Wednesday, 2 December 2020

On the Colour of the Third Card


Three cards are dealt from a normal deck.  You don't see them.  You are told that the first two are the same colour, but not what colour they are.  What is the probability that the next card is the same colour?

\[\frac{1}{2},\;\frac{1}{4},\;\frac{{12}}{{25}},\;or\;\frac{4}{{17}}\;?\]


This beautiful, onthefaceofit innocuous little problem comes from the great Martin Gardner's 'Modelling Mathematics with Playing Cards'.  It's a problem that never fails to invoke heated discussion and vehement argument when I share it with students to play with.  The four solutions and reasoning sketched out below are those typically proffered (and invariably staunchly defended) by students.  Which solution would you go with, and why?  Do you have a different solution?  And what argument would you give to those who firmly hold the solution to be one of the others to show them that they are wrong and you are right?  (Note that Gardner's solution was solution 2 [1])


Solution 1

The last card could either be 1) the same colour by being red, or 2) a different colour by being red, or 3) the same colour by being black, or 4) a different colour by being black.  So there are four possibilities and two of these result in the final card being the same colour as the previous two.  So:

\[\frac{2}{4} = \frac{1}{2}\]


Solution 2

There are eight ways that the arrangement of the colours of the three cards can occur, namely RRR, RRB, RBR, BRR, RBB, BRB, BBR, or BBB (where R = Red and B = Black), and two of these arrangements have the final card as the same colour as the previous two.  So:

\[\frac{2}{8} = \frac{1}{4}\]


Solution 3

After the first two cards, fifty cards remain in the deck.  If the first two cards are both red, there remain twenty-four cards that are red.  Similarly, if the first two cards are both black, there remain twenty-four cards that are black.  So: 

\[\frac{24}{50} = \frac{12}{25}\]


Solution 4

For the last card to be the same colour as the first two, the colours of all three cards are either RRR or BBB.  You have fifty-two cards to choose from for your first card, and twenty-six of these are red and twenty-six are black.  After taking the first card from the deck, you have fifty-one cards left to choose from for your second card, and assuming that the first card was red, twenty-five of the fifty-one cards left are also red.  After taking the second card from the deck, you have fifty cards left to choose from for your third and final card, and assuming that the first two cards were red, twenty-four of the fifty cards left are also red.  The same would be true if the cards pulled from the deck were black.  So: 

\[\left( {\frac{{26}}{{52}} \times \frac{{25}}{{51}} \times \frac{{24}}{{50}}} \right) \times 2 = \frac{{31200}}{{132600}} = \frac{4}{{17}}\]




Notes, References & Links:

[1] This is Gardner's set up and solution: 'Three face-down cards [are] dealt from a shuffled deck.  A friend looks at their faces and turns over two that are the same color.  What's the probability that the remaining face-down card is the same color as the two face-up cards?  You might think it is 1/2.  Actually it is 1/4.  Here's the proof.  The probability that three randomly selected cards are the same color is two out of eight equal possibilities, or 1/4. Subtract 1/4 from 1 (the card must be red or black) and you get 3/4 for the probability that the face-down card differs in color from the two face-up cards.
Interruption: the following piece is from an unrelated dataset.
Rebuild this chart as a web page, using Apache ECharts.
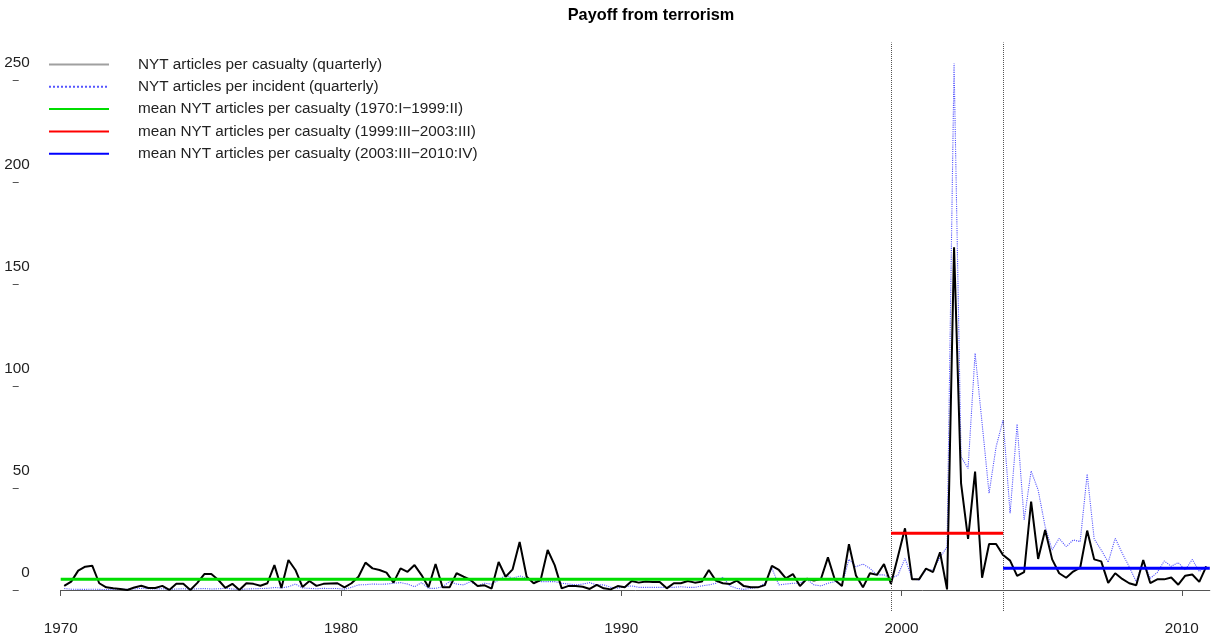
<!DOCTYPE html>
<html><head><meta charset="utf-8">
<script src="https://cdn.jsdelivr.net/npm/echarts@6/dist/echarts.min.js"></script>
<style>html,body{margin:0;padding:0;background:#fff}#chart{width:1213px;height:641px}</style>
</head><body><div id="chart"></div>
<script>
// ---- data ----
const startYear = 1970; // quarterly series 1970:I .. 2010:IV
const perCasualty = [
  2.0,4.1,9.5,11.4,11.9,3.3,1.3,0.8,0.5,0,1.2,2.1,1.0,1.0,2.0,0,3.0,3.0,0,3.5,
  7.8,7.8,4.9,1.0,3.0,0,3.3,3.0,2.1,3.3,12.2,1.0,14.7,9.8,1.5,4.4,2.0,3.0,3.2,
  3.3,1.3,3.3,6.5,13.4,10.6,9.8,8.5,3.6,10.6,8.9,12.2,7.3,1.3,12.7,1.3,1.3,8.2,6.5,4.9,
  2.0,2.3,0.7,13.7,6.5,10.1,23.5,6.5,3.3,4.9,19.6,12.2,0.8,2.0,2.0,1.6,0.5,2.5,0.8,
  0.3,1.9,1.3,4.4,3.6,4.2,3.9,3.9,0.8,3.3,3.3,4.4,3.6,4.1,9.8,4.6,3.3,2.9,4.6,1.9,
  1.3,1.3,2.4,11.8,9.8,5.7,7.8,1.9,5.5,4.6,5.4,16.0,4.9,1.9,22.4,7.1,1.3,8.2,7.4,12.7,
  3.0,16.5,30.2,5.2,5.2,10.5,8.8,18.5,0.3,168,52.3,25.0,58.0,6.0,22.5,22.5,17.1,14.4,6.9,8.7,
  43.3,15.2,29.4,15.0,8.2,6.0,9.0,10.9,29.1,15,14,3.5,8.2,5.4,3.3,2.3,14.7,3.4,5.2,5.2,
  6.1,2.6,7.0,7.6,4.0,11.6
];
const perIncident = [
  0.7,0.4,0.3,0.3,0.4,0.3,0.2,0.3,0.5,0.3,0.5,0.8,0.6,0.5,0.6,0.3,0.5,0.6,0.4,0.6,
  0.7,0.5,0.6,0.8,0.5,0.2,0.5,0.6,0.7,0.8,1.2,1.0,1.6,2.9,1.0,0.8,0.6,0.8,0.7,
  0.7,0.4,1.3,2.5,2.6,2.9,2.8,2.9,3.3,3.6,2.9,1.6,3.6,0.8,0.8,1.6,4.1,2.9,2.5,4.1,
  2.0,3.3,2.9,4.9,7.3,5.7,6.9,5.7,4.9,4.1,4.1,4.1,3.3,2.9,2.5,2.9,3.6,2.5,2.5,1.3,
  0.9,1.6,2.0,1.3,1.3,1.3,1.3,1.3,1.3,1.6,1.3,1.3,2.0,2.5,3.3,6.3,2.0,0.8,0.3,0.8,
  1.3,3.3,10.6,2.5,2.9,3.3,3.3,5.2,2.5,2.0,3.3,4.1,2.5,15.0,11.4,12.7,10.6,7.4,7.4,
  5.7,7.3,15.5,5.7,4.9,10.1,9.8,16.0,21.2,258,65.3,59.6,116.0,81.7,47.4,70.2,83.3,37.6,81.3,34.3,
  58.3,49.0,31.0,19.6,25.3,21.2,24.5,23.7,56.8,25.0,19.6,13.6,25.3,18.0,11.4,4.1,14.0,5.7,8.6,14.2,
  11.6,13.4,9.8,15.0,9.0,11.8
];
const seriesNames = ['NYT articles per casualty (quarterly)', 'NYT articles per incident (quarterly)'];
const meanLabels = ['1970:I\u22121999:II', '1999:III\u22122003:III', '2003:III\u22122010:IV'];
const meanValues = [5.2, 27.8, 10.6];
const meanFrom = [1970, 1999.625, 2003.625];
const meanTo = [1999.625, 2003.625, 2011];
const breakYears = [1999.625, 2003.625];
const xTicks = [1970, 1980, 1990, 2000, 2010];
const yTicks = [0, 50, 100, 150, 200, 250];

// ---- styling ----
const FONT = '"Liberation Sans", Arial, sans-serif';
const meanColors = ['#00dd00', '#ff0000', '#0000ff'];
const hiddenSymbol = { color: 'rgba(0,0,0,0)', borderWidth: 0, opacity: 0 };
const toXY = arr => arr.map((v, i) => [startYear + (i + 0.5) / 4, v]);

const meanSeries = meanValues.map((v, k) => ({
  name: 'mean NYT articles per casualty (' + meanLabels[k] + ')',
  type: 'line', symbol: 'none', z: 5, silent: true,
  data: [[meanFrom[k], v], [meanTo[k], v]],
  lineStyle: { color: meanColors[k], width: 3 },
  itemStyle: { color: meanColors[k] }
}));

const chart = echarts.init(document.getElementById('chart'), null, { renderer: 'canvas' });
chart.setOption({
  animation: false,
  backgroundColor: '#ffffff',
  title: {
    text: 'Payoff from terrorism', left: 646, top: 3, textAlign: 'center',
    textStyle: { fontFamily: FONT, fontSize: 16.3, fontWeight: 'bold', color: '#000' }
  },
  legend: {
    orient: 'vertical', left: 43, top: 51.5, itemWidth: 60, itemHeight: 14, itemGap: 6.3,
    selectedMode: false,
    itemStyle: hiddenSymbol,
    textStyle: { fontFamily: FONT, fontSize: 15.3, color: '#222', lineHeight: 16, padding: [0, 0, 0, 24] },
    data: [
      { name: seriesNames[0], lineStyle: { color: '#a0a0a0', width: 2 }, itemStyle: hiddenSymbol },
      { name: seriesNames[1], itemStyle: hiddenSymbol },
      { name: meanSeries[0].name, itemStyle: hiddenSymbol },
      { name: meanSeries[1].name, itemStyle: hiddenSymbol },
      { name: meanSeries[2].name, itemStyle: hiddenSymbol }
    ]
  },
  grid: { left: 60.7, right: 3.2, top: 42.5, bottom: 30, outerBoundsMode: 'none' },
  xAxis: {
    type: 'value', min: 1970, max: 2011,
    axisLine: { show: true, lineStyle: { color: '#555', width: 1 } },
    axisTick: { show: true, length: 6, customValues: xTicks, lineStyle: { color: '#555' } },
    axisLabel: {
      customValues: xTicks, margin: 10, fontFamily: FONT, fontSize: 15.3, color: '#222',
      formatter: v => String(v)
    },
    splitLine: { show: false }
  },
  yAxis: {
    type: 'value', min: -10.3, max: 268.3, offset: 42,
    axisLine: { show: false },
    axisTick: { show: true, length: 6, customValues: yTicks, lineStyle: { color: '#555' } },
    axisLabel: {
      customValues: yTicks, align: 'right', verticalAlign: 'bottom', margin: -11,
      padding: [0, 0, 10, 0], lineHeight: 15,
      fontFamily: FONT, fontSize: 15.3, color: '#222',
      formatter: v => String(v)
    },
    splitLine: { show: false }
  },
  series: [
    {
      name: seriesNames[1], type: 'line', symbol: 'none', z: 2, silent: true,
      data: toXY(perIncident),
      lineStyle: { color: '#5555ff', width: 1.1, type: 'dotted' },
      itemStyle: { color: '#5555ff' }
    },
    {
      name: seriesNames[0], type: 'line', symbol: 'none', z: 3, silent: true,
      data: toXY(perCasualty),
      lineStyle: { color: '#000000', width: 2 },
      itemStyle: { color: '#000000' },
      markLine: {
        silent: true, symbol: ['none', 'none'], label: { show: false },
        lineStyle: { color: '#555', width: 1, type: 'dotted' },
        data: breakYears.map(x => ({ xAxis: x }))
      }
    },
    ...meanSeries
  ]
});
</script></body></html>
This is the basis for an ancient sucker bet. If you are the operator, you can offer even odds that the card is of opposite color from the two face-up cards, and win the bet three out of four times.'

3 comments:

  1. Wording is crucial here, no? In the original, Gardner states "A friend looks at their faces and turns over two that are the same color. What's the probability that the remaining face-down card is the same color as the two face-up cards?" That's not what you wrote and I think the probabilities are, then, different.